We expect all our business partners to fully comply with this CoC. We also expect our suppliers and

other business partners to be transparent and not intentionally mislead our official auditor bodies.

We believe in co-operation and we are willing to work with our suppliers and other business partners

to achieve sustainable solutions and to promote suppliers and other business partners who are in

compliance. Ethical behavior is required and any breaches of The Landmark Project CoC must

immediately be reported to local management or to The Landmark Project leadership (Matthew Moreau;

matt.moreau@thelandmarkproject.com).

6.2 Monitoring

Relevant documentation must be maintained for auditing purposes. We have the right to make

unannounced visits to all units producing goods or services for The Landmark Project at any time. We

also reserve the right to appoint an independent third party of our choice to conduct audits in order

to evaluate compliance with our CoC. During audits we require access to all areas of the premises, to

all documents and to all employees for interviews. We also demand the right to provide employees

with contact details for The Landmark Project.

6.3 Supply Chain

The Landmark Project CoC applies to our direct suppliers, other business partners and

manufacturers of goods or services for The Landmark Project.

6.4 Corrective Action

Our audits aim to identify gaps between the requirements in this CoC and the actual practices and

conditions in the workplace.

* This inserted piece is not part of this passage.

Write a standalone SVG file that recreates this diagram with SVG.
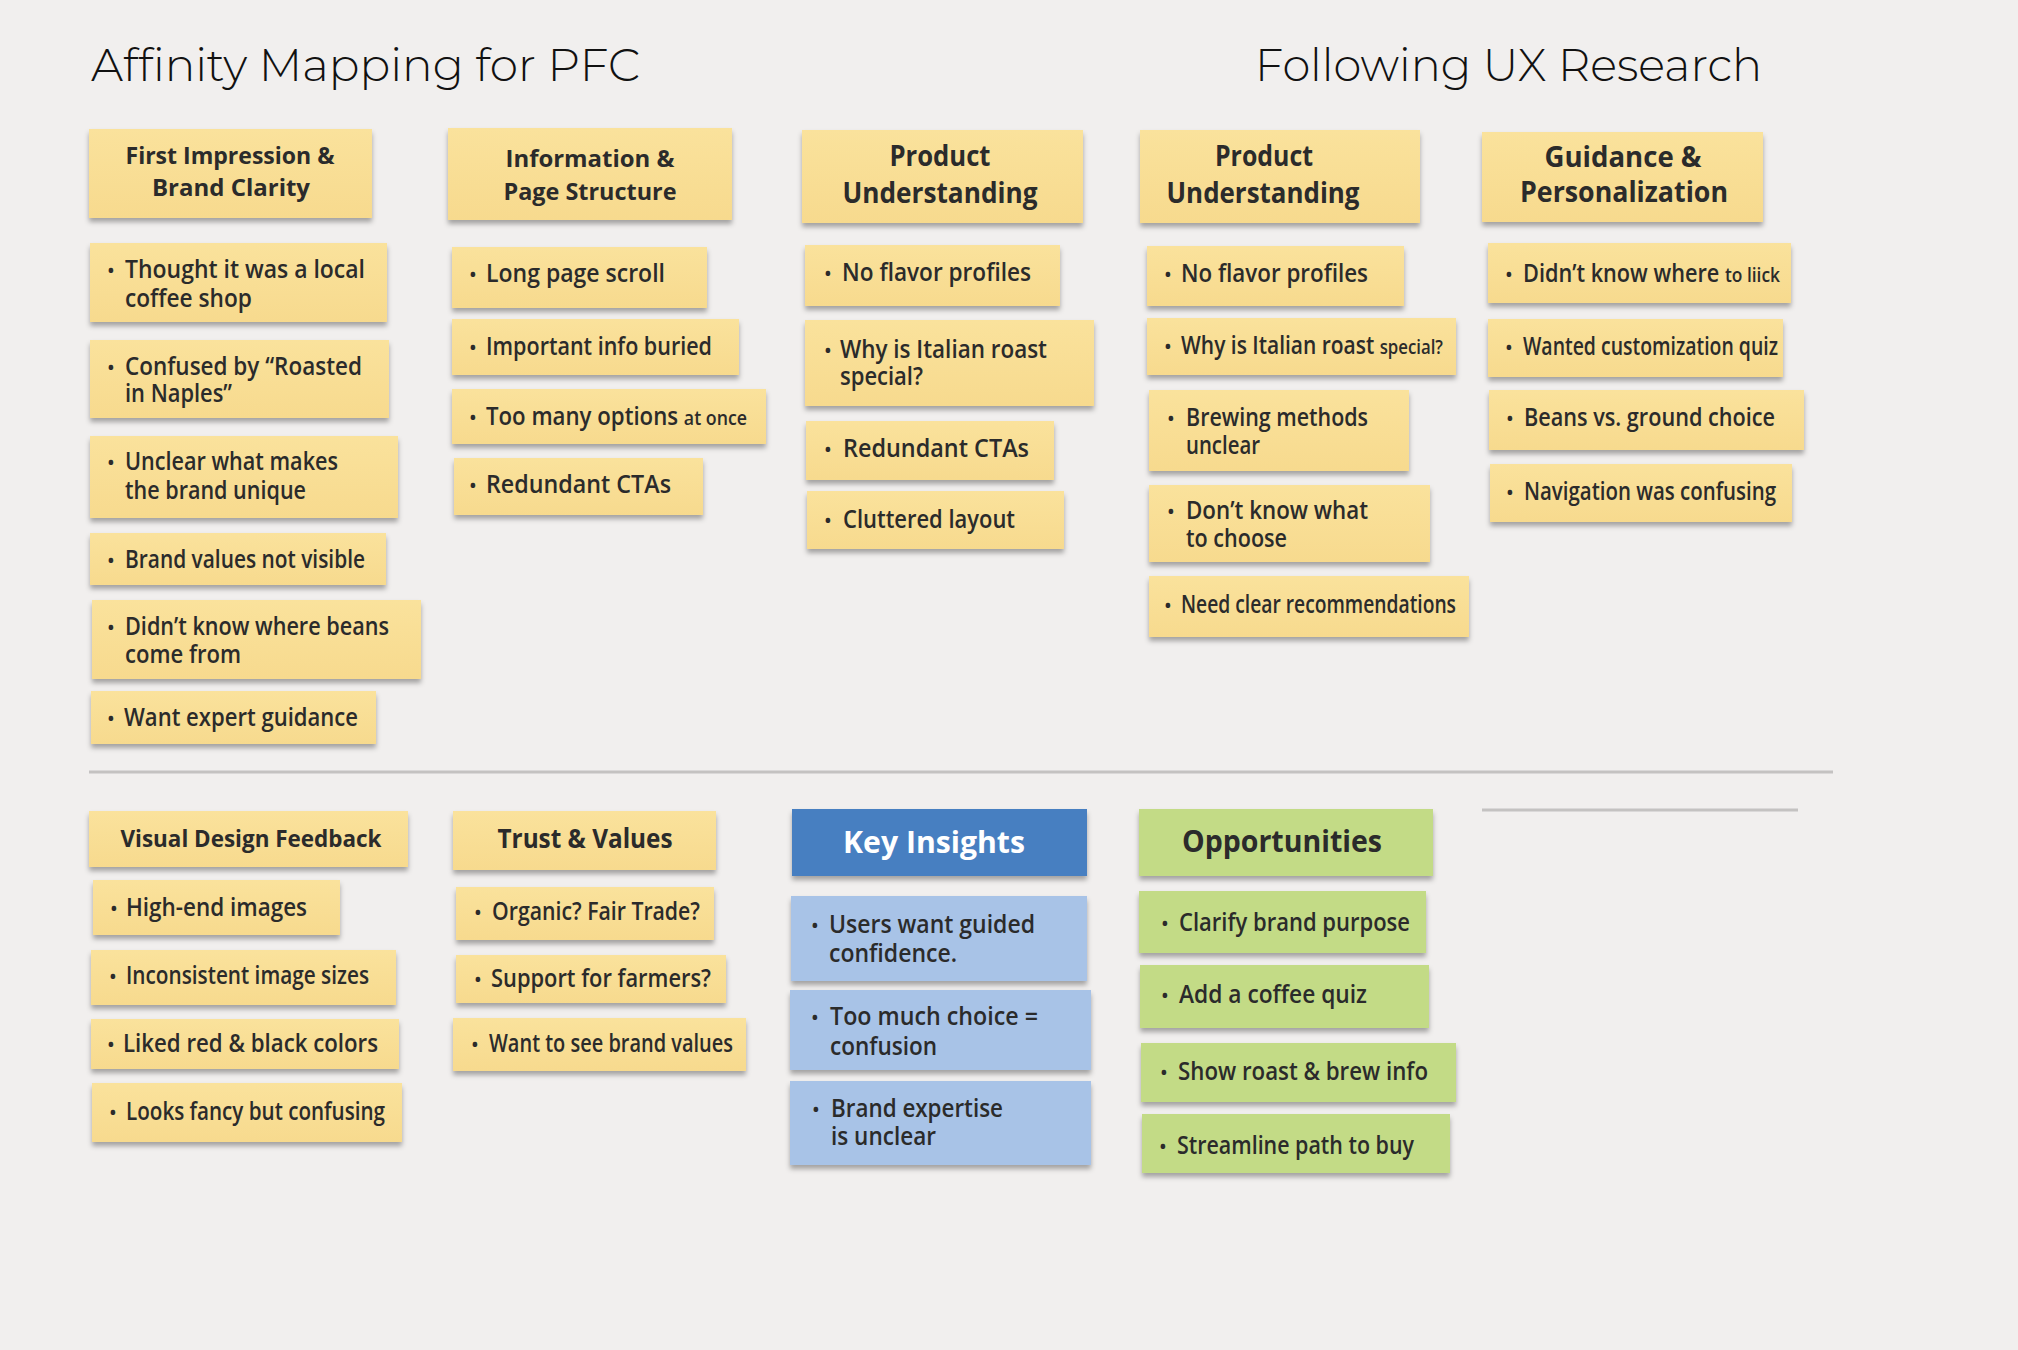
<svg xmlns="http://www.w3.org/2000/svg" width="2018" height="1350" viewBox="0 0 2018 1350">
<defs>
<filter id="sh" x="-5%" y="-20%" width="110%" height="160%"><feDropShadow dx="0" dy="4" stdDeviation="2.5" flood-color="#000" flood-opacity="0.32"/></filter>
<linearGradient id="yg" x1="0" y1="0" x2="0" y2="1"><stop offset="0" stop-color="#fae29c"/><stop offset="1" stop-color="#f7da8e"/></linearGradient>
</defs>
<style>
.y{fill:url(#yg)}
.b{fill:#a8c3e7}
.bh{fill:#477fc1}
.g{fill:#c3db86}
.n{filter:url(#sh)}
text{font-family:"Open Sans","Liberation Sans",sans-serif;fill:#2b2b2b}
.t{font-size:25px;font-weight:600}
.s{font-size:20px;font-weight:600}
.h{font-size:24px;font-weight:700;text-anchor:middle}
.hl{font-size:28px;font-weight:700;text-anchor:middle}
.hx{font-size:31px;font-weight:700;text-anchor:middle}
.bu{font-size:22px;text-anchor:middle}
.title{font-family:Montserrat,Inter,"Open Sans",sans-serif;font-size:46px;font-weight:300;fill:#111}
.div{stroke:#c4c2c1;stroke-width:3;fill:none}
</style>
<rect width="2018" height="1350" fill="#f1efee"/>

<g id="titles">
<text class="title" x="91" y="81" textLength="549" lengthAdjust="spacingAndGlyphs">Affinity Mapping for PFC</text>
<text class="title" x="1255" y="81" textLength="507" lengthAdjust="spacingAndGlyphs">Following UX Research</text>
</g>

<g id="connectors">
<line class="div" x1="89" y1="772" x2="1833" y2="772"/>
<line class="div" x1="1482" y1="810" x2="1798" y2="810"/>
</g>

<!-- Column 1 top -->
<g id="h-first-impression">
<rect class="y n" x="89" y="129" width="283" height="89"/>
<text class="h"><tspan x="230" y="164" textLength="209" lengthAdjust="spacingAndGlyphs">First Impression &amp;</tspan><tspan x="231" y="196" textLength="158" lengthAdjust="spacingAndGlyphs">Brand Clarity</tspan></text>
</g>
<g id="n-local-coffee">
<rect class="y n" x="90" y="243" width="297" height="79"/>
<text class="bu" x="111" y="278">•</text>
<text class="t"><tspan x="125" y="278" textLength="240" lengthAdjust="spacingAndGlyphs">Thought it was a local</tspan><tspan x="125" y="307" textLength="127" lengthAdjust="spacingAndGlyphs">coffee shop</tspan></text>
</g>
<g id="n-roasted-naples">
<rect class="y n" x="90" y="340" width="299" height="78"/>
<text class="bu" x="111" y="375">•</text>
<text class="t"><tspan x="125" y="375" textLength="237" lengthAdjust="spacingAndGlyphs">Confused by “Roasted</tspan><tspan x="125" y="402" textLength="107" lengthAdjust="spacingAndGlyphs">in Naples”</tspan></text>
</g>
<g id="n-unclear-unique">
<rect class="y n" x="90" y="436" width="308" height="82"/>
<text class="bu" x="111" y="470">•</text>
<text class="t"><tspan x="125" y="470" textLength="213" lengthAdjust="spacingAndGlyphs">Unclear what makes</tspan><tspan x="125" y="499" textLength="181" lengthAdjust="spacingAndGlyphs">the brand unique</tspan></text>
</g>
<g id="n-brand-values">
<rect class="y n" x="90" y="533" width="296" height="52"/>
<text class="bu" x="111" y="568">•</text>
<text class="t" x="125" y="568" textLength="240" lengthAdjust="spacingAndGlyphs">Brand values not visible</text>
</g>
<g id="n-beans-from">
<rect class="y n" x="92" y="600" width="329" height="79"/>
<text class="bu" x="111" y="635">•</text>
<text class="t"><tspan x="125" y="635" textLength="264" lengthAdjust="spacingAndGlyphs">Didn’t know where beans</tspan><tspan x="125" y="663" textLength="116" lengthAdjust="spacingAndGlyphs">come from</tspan></text>
</g>
<g id="n-expert-guidance">
<rect class="y n" x="91" y="691" width="285" height="53"/>
<text class="bu" x="111" y="726">•</text>
<text class="t" x="124" y="726" textLength="234" lengthAdjust="spacingAndGlyphs">Want expert guidance</text>
</g>

<!-- Column 2 top -->
<g id="h-information">
<rect class="y n" x="448" y="128" width="284" height="92"/>
<text class="h"><tspan x="590" y="167" textLength="169" lengthAdjust="spacingAndGlyphs">Information &amp;</tspan><tspan x="590" y="200" textLength="173" lengthAdjust="spacingAndGlyphs">Page Structure</tspan></text>
</g>
<g id="n-long-scroll">
<rect class="y n" x="452" y="247" width="255" height="61"/>
<text class="bu" x="473" y="282">•</text>
<text class="t" x="486" y="282" textLength="179" lengthAdjust="spacingAndGlyphs">Long page scroll</text>
</g>
<g id="n-info-buried">
<rect class="y n" x="452" y="319" width="287" height="56"/>
<text class="bu" x="473" y="355">•</text>
<text class="t" x="486" y="355" textLength="226" lengthAdjust="spacingAndGlyphs">Important info buried</text>
</g>
<g id="n-too-many">
<rect class="y n" x="452" y="389" width="314" height="55"/>
<text class="bu" x="473" y="425">•</text>
<text class="t" x="486" y="425" textLength="261" lengthAdjust="spacingAndGlyphs">Too many options <tspan class="s">at once</tspan></text>
</g>
<g id="n-redundant-1">
<rect class="y n" x="454" y="458" width="249" height="57"/>
<text class="bu" x="473" y="493">•</text>
<text class="t" x="486" y="493" textLength="185" lengthAdjust="spacingAndGlyphs">Redundant CTAs</text>
</g>

<!-- Column 3 top -->
<g id="h-product-1">
<rect class="y n" x="802" y="130" width="281" height="93"/>
<text class="hl"><tspan x="940" y="166" textLength="101" lengthAdjust="spacingAndGlyphs">Product</tspan><tspan x="940" y="203" textLength="195" lengthAdjust="spacingAndGlyphs">Understanding</tspan></text>
</g>
<g id="n-flavor-1">
<rect class="y n" x="805" y="245" width="255" height="61"/>
<text class="bu" x="828" y="281">•</text>
<text class="t" x="842" y="281" textLength="189" lengthAdjust="spacingAndGlyphs">No flavor profiles</text>
</g>
<g id="n-italian-1">
<rect class="y n" x="805" y="320" width="289" height="86"/>
<text class="bu" x="828" y="358">•</text>
<text class="t"><tspan x="840" y="358" textLength="207" lengthAdjust="spacingAndGlyphs">Why is Italian roast</tspan><tspan x="840" y="385" textLength="83" lengthAdjust="spacingAndGlyphs">special?</tspan></text>
</g>
<g id="n-redundant-2">
<rect class="y n" x="806" y="421" width="248" height="59"/>
<text class="bu" x="828" y="457">•</text>
<text class="t" x="843" y="457" textLength="186" lengthAdjust="spacingAndGlyphs">Redundant CTAs</text>
</g>
<g id="n-cluttered">
<rect class="y n" x="807" y="491" width="257" height="58"/>
<text class="bu" x="828" y="528">•</text>
<text class="t" x="843" y="528" textLength="172" lengthAdjust="spacingAndGlyphs">Cluttered layout</text>
</g>

<!-- Column 4 top -->
<g id="h-product-2">
<rect class="y n" x="1140" y="130" width="280" height="93"/>
<text class="hl"><tspan x="1264" y="166" textLength="98" lengthAdjust="spacingAndGlyphs">Product</tspan><tspan x="1263" y="203" textLength="193" lengthAdjust="spacingAndGlyphs">Understanding</tspan></text>
</g>
<g id="n-flavor-2">
<rect class="y n" x="1147" y="246" width="257" height="60"/>
<text class="bu" x="1168" y="282">•</text>
<text class="t" x="1181" y="282" textLength="187" lengthAdjust="spacingAndGlyphs">No flavor profiles</text>
</g>
<g id="n-italian-2">
<rect class="y n" x="1147" y="318" width="309" height="57"/>
<text class="bu" x="1168" y="354">•</text>
<text class="t" x="1181" y="354" textLength="262" lengthAdjust="spacingAndGlyphs">Why is Italian roast <tspan class="s">special?</tspan></text>
</g>
<g id="n-brewing">
<rect class="y n" x="1149" y="390" width="260" height="81"/>
<text class="bu" x="1171" y="426">•</text>
<text class="t"><tspan x="1186" y="426" textLength="182" lengthAdjust="spacingAndGlyphs">Brewing methods</tspan><tspan x="1186" y="454" textLength="74" lengthAdjust="spacingAndGlyphs">unclear</tspan></text>
</g>
<g id="n-dont-know">
<rect class="y n" x="1149" y="485" width="281" height="77"/>
<text class="bu" x="1171" y="519">•</text>
<text class="t"><tspan x="1186" y="519" textLength="182" lengthAdjust="spacingAndGlyphs">Don’t know what</tspan><tspan x="1186" y="547" textLength="101" lengthAdjust="spacingAndGlyphs">to choose</tspan></text>
</g>
<g id="n-recommendations">
<rect class="y n" x="1149" y="576" width="320" height="61"/>
<text class="bu" x="1168" y="613">•</text>
<text class="t" x="1181" y="613" textLength="275" lengthAdjust="spacingAndGlyphs">Need clear recommendations</text>
</g>

<!-- Column 5 top -->
<g id="h-guidance">
<rect class="y n" x="1482" y="132" width="281" height="90"/>
<text class="hl"><tspan x="1623" y="167" textLength="157" lengthAdjust="spacingAndGlyphs">Guidance &amp;</tspan><tspan x="1624" y="202" textLength="208" lengthAdjust="spacingAndGlyphs">Personalization</tspan></text>
</g>
<g id="n-click">
<rect class="y n" x="1488" y="243" width="303" height="60"/>
<text class="bu" x="1509" y="282">•</text>
<text class="t" x="1523" y="282" textLength="257" lengthAdjust="spacingAndGlyphs">Didn’t know where <tspan class="s">to liick</tspan></text>
</g>
<g id="n-quiz">
<rect class="y n" x="1488" y="319" width="295" height="58"/>
<text class="bu" x="1509" y="355">•</text>
<text class="t" x="1523" y="355" textLength="255" lengthAdjust="spacingAndGlyphs">Wanted customization quiz</text>
</g>
<g id="n-beans-ground">
<rect class="y n" x="1489" y="390" width="315" height="60"/>
<text class="bu" x="1510" y="426">•</text>
<text class="t" x="1524" y="426" textLength="251" lengthAdjust="spacingAndGlyphs">Beans vs. ground choice</text>
</g>
<g id="n-navigation">
<rect class="y n" x="1490" y="464" width="302" height="58"/>
<text class="bu" x="1510" y="500">•</text>
<text class="t" x="1524" y="500" textLength="252" lengthAdjust="spacingAndGlyphs">Navigation was confusing</text>
</g>

<!-- Bottom column 1 -->
<g id="h-visual">
<rect class="y n" x="89" y="811" width="319" height="56"/>
<text class="h" x="251" y="847" textLength="261" lengthAdjust="spacingAndGlyphs">Visual Design Feedback</text>
</g>
<g id="n-high-end">
<rect class="y n" x="93" y="880" width="247" height="55"/>
<text class="bu" x="114" y="916">•</text>
<text class="t" x="126" y="916" textLength="181" lengthAdjust="spacingAndGlyphs">High-end images</text>
</g>
<g id="n-image-sizes">
<rect class="y n" x="91" y="950" width="305" height="55"/>
<text class="bu" x="113" y="984">•</text>
<text class="t" x="126" y="984" textLength="243" lengthAdjust="spacingAndGlyphs">Inconsistent image sizes</text>
</g>
<g id="n-red-black">
<rect class="y n" x="91" y="1019" width="308" height="50"/>
<text class="bu" x="111" y="1052">•</text>
<text class="t" x="123" y="1052" textLength="255" lengthAdjust="spacingAndGlyphs">Liked red &amp; black colors</text>
</g>
<g id="n-fancy">
<rect class="y n" x="92" y="1083" width="310" height="59"/>
<text class="bu" x="113" y="1120">•</text>
<text class="t" x="126" y="1120" textLength="259" lengthAdjust="spacingAndGlyphs">Looks fancy but confusing</text>
</g>

<!-- Bottom column 2 -->
<g id="h-trust">
<rect class="y n" x="453" y="811" width="263" height="59"/>
<text class="h" x="585" y="848" style="font-size:26px" textLength="175" lengthAdjust="spacingAndGlyphs">Trust &amp; Values</text>
</g>
<g id="n-organic">
<rect class="y n" x="456" y="887" width="258" height="53"/>
<text class="bu" x="478" y="920">•</text>
<text class="t" x="492" y="920" textLength="208" lengthAdjust="spacingAndGlyphs">Organic? Fair Trade?</text>
</g>
<g id="n-farmers">
<rect class="y n" x="456" y="955" width="270" height="48"/>
<text class="bu" x="478" y="987">•</text>
<text class="t" x="491" y="987" textLength="220" lengthAdjust="spacingAndGlyphs">Support for farmers?</text>
</g>
<g id="n-see-values">
<rect class="y n" x="453" y="1018" width="293" height="53"/>
<text class="bu" x="475" y="1052">•</text>
<text class="t" x="489" y="1052" textLength="244" lengthAdjust="spacingAndGlyphs">Want to see brand values</text>
</g>

<!-- Key insights -->
<g id="h-key-insights">
<rect class="bh n" x="792" y="809" width="295" height="67"/>
<text class="hx" x="934" y="853" style="fill:#ffffff" textLength="182" lengthAdjust="spacingAndGlyphs">Key Insights</text>
</g>
<g id="n-guided">
<rect class="b n" x="791" y="896" width="296" height="85"/>
<text class="bu" x="815" y="933">•</text>
<text class="t"><tspan x="829" y="933" textLength="206" lengthAdjust="spacingAndGlyphs">Users want guided</tspan><tspan x="829" y="962" textLength="128" lengthAdjust="spacingAndGlyphs">confidence.</tspan></text>
</g>
<g id="n-too-much-choice">
<rect class="b n" x="790" y="990" width="301" height="80"/>
<text class="bu" x="815" y="1025">•</text>
<text class="t"><tspan x="830" y="1025" textLength="208" lengthAdjust="spacingAndGlyphs">Too much choice =</tspan><tspan x="830" y="1055" textLength="107" lengthAdjust="spacingAndGlyphs">confusion</tspan></text>
</g>
<g id="n-expertise">
<rect class="b n" x="790" y="1081" width="301" height="84"/>
<text class="bu" x="816" y="1117">•</text>
<text class="t"><tspan x="831" y="1117" textLength="172" lengthAdjust="spacingAndGlyphs">Brand expertise</tspan><tspan x="831" y="1145" textLength="105" lengthAdjust="spacingAndGlyphs">is unclear</tspan></text>
</g>

<!-- Opportunities -->
<g id="h-opportunities">
<rect class="g n" x="1139" y="809" width="294" height="67"/>
<text class="hx" x="1282" y="852" textLength="200" lengthAdjust="spacingAndGlyphs">Opportunities</text>
</g>
<g id="n-clarify">
<rect class="g n" x="1139" y="891" width="287" height="62"/>
<text class="bu" x="1165" y="931">•</text>
<text class="t" x="1179" y="931" textLength="231" lengthAdjust="spacingAndGlyphs">Clarify brand purpose</text>
</g>
<g id="n-coffee-quiz">
<rect class="g n" x="1140" y="965" width="289" height="63"/>
<text class="bu" x="1165" y="1003">•</text>
<text class="t" x="1179" y="1003" textLength="188" lengthAdjust="spacingAndGlyphs">Add a coffee quiz</text>
</g>
<g id="n-roast-brew">
<rect class="g n" x="1141" y="1043" width="315" height="59"/>
<text class="bu" x="1164" y="1080">•</text>
<text class="t" x="1178" y="1080" textLength="250" lengthAdjust="spacingAndGlyphs">Show roast &amp; brew info</text>
</g>
<g id="n-streamline">
<rect class="g n" x="1142" y="1114" width="308" height="59"/>
<text class="bu" x="1163" y="1154">•</text>
<text class="t" x="1177" y="1154" textLength="237" lengthAdjust="spacingAndGlyphs">Streamline path to buy</text>
</g>
</svg>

The audited company will usually be given the opportunity to propose

and implement a corrective action plan (CAP). We will follow up the implementation of the plan and check

whether all CAPs have been remediated. A supplier failing to undertake these improvements within the indicated time frame would seriously damage its relationship with The Landmark Project.

Unwillingness to cooperate or repeated serious violations of the The Landmark Project CoC and local

law may lead to reduced business and ultimately termination of the business relationship with us.

Acknowledgement

I hereby declare that I have received a copy of The Landmark Project Code of Conduct (the "CoC") and

understand and agree to its contents.